White Denim Share Song From Upcoming Album

WHITE DENIM share new track 'Looking For A Place To Start' .. Corsicana Lemonade is out on Monday via Downtown! + UK Tour dates

Next week, White Denim release Corsicana Lemonade – their l follow-up to 2011’s  D LP. To celebrate the new album, the band have shared new track “Looking For A Place To Start,” a B-side recorded during the sessions that yielded Corsicana Lemonade.

White Denim took up a longstanding invitation. In January of 2012 they’d toured with Wilco and afterward, Jeff Tweedy joked – or so they thought – that someday they should record together at the band’s Loft Studio. Petralli remembers thinking it was a courtesy comment, but then this year Tweedy called to say that he had a five-day window, and wanted White Denim to go in and cut some tracks. So in late March of 2013, Petralli wrote a couple of songs at short notice and they headed to Chicago, which is where the all-important loosening up process began.

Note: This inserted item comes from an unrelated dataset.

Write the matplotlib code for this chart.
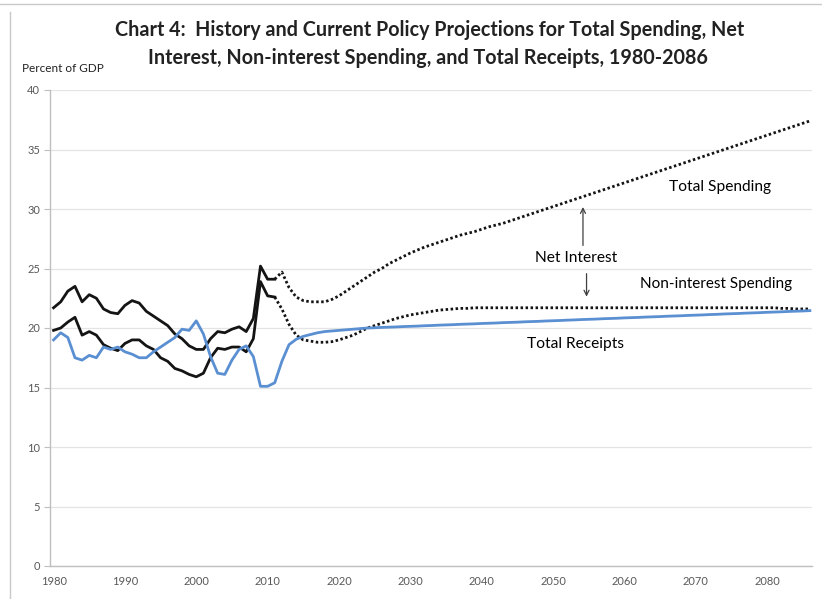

Only two album tracks came out of that session – ‘Distant Relative Salute’ and ‘A Place to Start’ – but the experience of playing live in the studio as an ensemble was crucial. Explains Petralli: “We spent a day apiece on those two songs and then the last three days, we just tried out every instrument we could get our hands on and laid out these kind of krautrock vamps. That studio is basically a museum; they have pretty much any instrument you could think of, so we just threw everything at it. Jeff was really adamant that we play live, so there was a lot of emphasis on the performances from the four of us being definitive. The spirit was to not have any studio fixing. When I listen to the new record now, it sounds like us learning to play that music, which is cool. To capture that freshness and that…uncertain certainty.”

The Chicago experience galvanised the four’s initial determination to make a different kind of White Denim record, and it took them just two months. When they went back to Austin, they rented a house on a cliff overlooking Lake Travis and hired a team who outfitted it as a studio in four days. “We were actually on the porch, trying to write the songs while they were building the studio,” Petralli remembers, “and by the time we got in there, we had enough material to start the record. Both Josh and Austin had moved to Dallas in 2012, so they lived there for five weeks. When we first got into the house, we were in awe of the view because it was just all windows, but when we went in to start working, they’d boarded them all up for soundproofing. Josh and Austin had this weird psychosis of living in a house with no natural light. They’d be yelling that there was a beautiful view beyond the sound blanket!”

Local producer and “tone guru” Jim Vollentine was in the mix, as was his collection of vintage radio broadcast gear, which lends the record warmth and textured intimacy. “He’s been salvaging it from yard sales for the past 20 years,” Petralli reveals. “We had a pretty nice mixture of ’70s hi-fi equipment and really early tube equipment from the ’40s and ’50s.”

Particulars of process and sonics weren’t the only features of the Corsicana Lemonade picture; recent listening habits and changes in personal circumstance also played their part. Petralli, who became a father for the first time in January says that over the past year or two, the band had been thinking a lot about family “and the preservation of [our] personal lives. We decided that we wanted to talk about relationships and family, so with those kinds of things in the air, it was pretty easy for me to tap that lyrically. Plus, we’d all been listening to a lot of the country music and pop we’d grown up with – stuff like Waylon Jennings and the masterful Townes Van Zandt, but also lesser sung artists like Jim Ford and the guys who played in the Nashville band Barefoot Jerry – they themselves didn’t really write a lot of great songs, but their music felt really good and it was comfortable and fun. More groove-oriented country was almost a nostalgic thing that we were connecting with.”

If the spirits of Little Feat and the Allman Brothers still hover in the wings, then Badfinger, Stevie Wonder and Glen Campbell have also made their mark, as has fellow Texan, Steve Miller, particularly on the title track. It’s both a light-hearted homage to some of the states non-descript suburbs and small towns (Abilene, Lucas, Nacogdoches and Waxahachie all get a shout-out) and an update of the classic country road song. “He’s one step away from Jimmy Buffet, for a lot of people,” Petralli concedes of Miller, “but he did make a couple of great records. Sailor is pretty cool, and he was part of the whole San Francisco, late-’60s psychedelic thing. On D we got a lot of those comparisons – I guess it’s just inherent. We all do it, but none of us really wants to own up to listening to the Steve Miller Band!”